There is far too much secrecy in Ghanaian government (past and present). Confidentiality is imposed when it should not be, and secrecy is used to cover up mistakes or malpractices which ought to be exposed.
Exposure would not only serve the cause of democracy it would help to improve administration. It is often a public servant's wisest course of action to make full disclosure of things that have gone wrong. As a public sector manager or practitioner, to hide mistakes or wrongdoing, only to have them discovered later and the cover-up exposed, is to incur the certain wrath of, superiors, peers, subordinates, politicians, media commentators, pressure groups and the public. Besides, when a ministry, department, agency (MDA) or Metropolitan, Municipal and District Assembly (MMDA) is known for its candid admissions of mistakes, it has a greater chance of being believed when it says things are going well.

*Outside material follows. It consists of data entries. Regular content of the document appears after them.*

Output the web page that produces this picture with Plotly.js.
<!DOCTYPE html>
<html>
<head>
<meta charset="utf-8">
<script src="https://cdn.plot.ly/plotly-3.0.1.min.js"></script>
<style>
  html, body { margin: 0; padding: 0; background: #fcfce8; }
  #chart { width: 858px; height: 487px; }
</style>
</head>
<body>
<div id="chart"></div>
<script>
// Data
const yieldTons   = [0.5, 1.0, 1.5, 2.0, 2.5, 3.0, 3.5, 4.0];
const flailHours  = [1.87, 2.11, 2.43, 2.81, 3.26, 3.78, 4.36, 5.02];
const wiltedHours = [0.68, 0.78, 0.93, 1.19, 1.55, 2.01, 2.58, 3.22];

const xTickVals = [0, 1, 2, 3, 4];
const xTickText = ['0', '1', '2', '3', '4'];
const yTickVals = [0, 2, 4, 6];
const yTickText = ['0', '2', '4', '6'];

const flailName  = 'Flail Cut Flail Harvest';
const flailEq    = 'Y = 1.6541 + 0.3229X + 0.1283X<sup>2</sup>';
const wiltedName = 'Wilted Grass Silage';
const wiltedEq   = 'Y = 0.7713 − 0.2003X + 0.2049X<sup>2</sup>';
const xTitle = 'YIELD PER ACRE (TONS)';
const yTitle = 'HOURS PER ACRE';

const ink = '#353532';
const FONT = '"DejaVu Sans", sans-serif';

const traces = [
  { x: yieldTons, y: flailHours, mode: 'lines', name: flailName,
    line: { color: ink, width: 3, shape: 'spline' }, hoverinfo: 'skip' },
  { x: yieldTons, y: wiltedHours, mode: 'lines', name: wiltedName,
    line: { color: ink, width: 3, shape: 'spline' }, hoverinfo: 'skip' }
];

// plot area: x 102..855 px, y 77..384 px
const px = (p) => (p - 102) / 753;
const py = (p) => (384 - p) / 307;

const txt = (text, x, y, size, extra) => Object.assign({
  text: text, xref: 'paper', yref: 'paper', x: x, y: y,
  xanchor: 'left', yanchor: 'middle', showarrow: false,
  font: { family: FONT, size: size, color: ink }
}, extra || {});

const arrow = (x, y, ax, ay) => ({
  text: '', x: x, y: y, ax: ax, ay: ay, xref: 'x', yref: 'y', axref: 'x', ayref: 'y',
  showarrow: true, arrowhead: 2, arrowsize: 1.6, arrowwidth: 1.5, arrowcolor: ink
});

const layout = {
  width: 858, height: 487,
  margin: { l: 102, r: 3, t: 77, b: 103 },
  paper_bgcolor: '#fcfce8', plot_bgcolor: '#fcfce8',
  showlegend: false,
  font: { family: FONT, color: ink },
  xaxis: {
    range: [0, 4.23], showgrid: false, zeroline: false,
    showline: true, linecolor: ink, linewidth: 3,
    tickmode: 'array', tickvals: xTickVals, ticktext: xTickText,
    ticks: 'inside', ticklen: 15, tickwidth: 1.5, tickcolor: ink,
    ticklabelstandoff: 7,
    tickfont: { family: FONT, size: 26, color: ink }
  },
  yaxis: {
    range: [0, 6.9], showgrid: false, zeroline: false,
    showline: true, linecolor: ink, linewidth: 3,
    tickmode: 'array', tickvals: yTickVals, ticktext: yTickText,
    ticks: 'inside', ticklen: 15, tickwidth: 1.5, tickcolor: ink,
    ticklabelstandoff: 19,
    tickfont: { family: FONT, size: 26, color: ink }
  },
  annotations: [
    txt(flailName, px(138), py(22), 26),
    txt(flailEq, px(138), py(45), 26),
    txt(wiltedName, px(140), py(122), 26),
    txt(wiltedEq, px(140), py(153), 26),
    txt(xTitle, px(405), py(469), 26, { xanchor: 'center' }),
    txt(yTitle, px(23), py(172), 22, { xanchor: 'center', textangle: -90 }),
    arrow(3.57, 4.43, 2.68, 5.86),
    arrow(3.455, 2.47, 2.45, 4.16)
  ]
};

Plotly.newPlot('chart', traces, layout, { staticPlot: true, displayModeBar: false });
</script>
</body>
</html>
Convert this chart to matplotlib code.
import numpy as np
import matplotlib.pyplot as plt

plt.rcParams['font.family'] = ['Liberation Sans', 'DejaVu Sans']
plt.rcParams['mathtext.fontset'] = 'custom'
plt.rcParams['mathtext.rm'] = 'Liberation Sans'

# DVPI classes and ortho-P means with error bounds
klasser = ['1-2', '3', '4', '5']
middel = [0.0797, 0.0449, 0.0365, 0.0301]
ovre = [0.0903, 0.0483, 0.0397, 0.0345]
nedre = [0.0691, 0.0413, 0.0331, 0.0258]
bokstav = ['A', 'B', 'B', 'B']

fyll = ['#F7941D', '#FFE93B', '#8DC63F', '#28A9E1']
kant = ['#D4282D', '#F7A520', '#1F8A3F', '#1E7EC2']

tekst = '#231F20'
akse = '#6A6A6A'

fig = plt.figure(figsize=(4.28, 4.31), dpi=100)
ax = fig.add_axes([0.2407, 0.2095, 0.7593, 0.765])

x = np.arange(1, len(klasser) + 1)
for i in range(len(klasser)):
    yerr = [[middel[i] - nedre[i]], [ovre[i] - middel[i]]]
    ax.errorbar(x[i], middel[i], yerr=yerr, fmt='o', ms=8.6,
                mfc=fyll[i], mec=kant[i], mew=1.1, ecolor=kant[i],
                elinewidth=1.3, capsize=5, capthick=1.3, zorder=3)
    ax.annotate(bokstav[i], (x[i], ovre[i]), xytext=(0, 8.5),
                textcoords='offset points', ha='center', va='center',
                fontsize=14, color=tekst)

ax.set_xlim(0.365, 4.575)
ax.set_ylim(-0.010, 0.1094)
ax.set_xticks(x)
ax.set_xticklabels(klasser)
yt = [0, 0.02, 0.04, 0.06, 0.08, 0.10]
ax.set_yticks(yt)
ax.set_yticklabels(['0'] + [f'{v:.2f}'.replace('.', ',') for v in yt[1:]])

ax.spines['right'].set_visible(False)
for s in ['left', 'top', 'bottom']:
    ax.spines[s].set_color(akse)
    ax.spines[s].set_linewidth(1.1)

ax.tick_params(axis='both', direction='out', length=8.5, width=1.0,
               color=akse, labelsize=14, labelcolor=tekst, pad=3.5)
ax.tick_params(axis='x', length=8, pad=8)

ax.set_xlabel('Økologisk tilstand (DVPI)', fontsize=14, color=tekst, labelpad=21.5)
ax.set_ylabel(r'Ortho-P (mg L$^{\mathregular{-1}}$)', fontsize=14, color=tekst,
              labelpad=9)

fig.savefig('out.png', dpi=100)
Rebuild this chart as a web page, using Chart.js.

Lack of self-governance attributes, namely, honesty, integrity, ethics, commitment and leadership that have degenerated into lack of accountability, responsibility, liability, probity, transparency and answerability has corroded public respect for public sector practitioners and politicians in the country. Let us in our respective endeavours make self-governance ingredients, stated above, be the hallmark of whatever we seek to do at the workplace or within the community so that our personal and professional integrity is not compromised.
It should be realized that the fundamental basis of all accountability is the personal conscience which insists on ethical behavior. This realization is true because all other forms of accountability can too easily be avoided, or too often broken down.
In light of the above, it is imperative that a responsible government must ultimately rely on the consciences of all participants, including especially politicians, public sector managers and practitioners.